For things that truly must get done, give them real space. Not “I’ll squeeze this in,” but an actual time chunk that reflects how long it usually takes on a normal, imperfect day. That buffer is what keeps one delay from blowing up the rest of the day.
A durable calendar protects what matters to you. It leaves room for uneven days while still keeping the important work moving.
That’s how schedules stop breaking under normal life — and start supporting it.
Let the System Work Before You Judge It
When you put a new system in place, the hardest part is giving it enough time to settle.
Early on, mistakes are normal — but they’re often misread. Missed days, uneven weeks, wasted time, and clumsy starts get labeled as failure instead of information.
At this stage, the system is still teaching you.
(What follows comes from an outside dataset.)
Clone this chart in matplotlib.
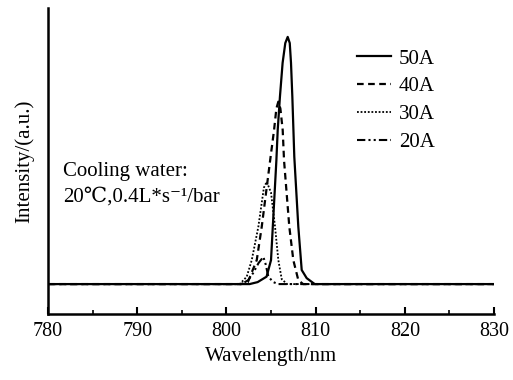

You’re learning where friction shows up, which days are fragile, how long things really take, what you do and don’t like, and what needs adjusting. That learning only happens through repetition, not constant evaluation.
Problems start when you react too quickly. Changing the whole plan after one rough week. Adding more intensity because progress feels slow. Switching direction because certainty feels safer than patience. When habits keep shifting, the system never stabilizes long enough to show you what’s working.
This is where the one-percent mindset matters, from James Clear’s Atomic Habits.
Your job right now is not to judge the system or force results. It’s to take where you are today and do it one percent better tomorrow.
Spending five extra minutes on a new skill before stopping
Remove one small distraction from a forming routine
Eliminate one decision from your schedule
Small improvements, applied consistently, give the system room to build.
When the system is sound, progress comes from letting it operate long enough for small improvements to accumulate in a way that works for you.
“Happiness is not a goal; it is a by-product.” — Eleanor Roosevelt
If you made it this far in the series, you’ve done the hard parts. You’ve clarified what matters. You’ve chosen habits you can repeat. You’ve shaped your environment and your schedule so those habits have a place to live.
All that remains is time and follow-through.
Going into a new year, the goal isn’t perfect weeks or fast results. It’s staying in motion long enough for effort to compound to something much bigger. Small improvements, repeated steadily, will always outperform urgency that burns hot and fades early.
As you move into the new year, let your expectations support the work instead of weighing it down with pressure. Let the systems you setup do what they were designed to do. Keep showing up, make small adjustments, and give progress the time it needs to take shape.
Wishing you your best year yet, one steady step at a time.
What is one expectation you could loosen to make this your best year yet?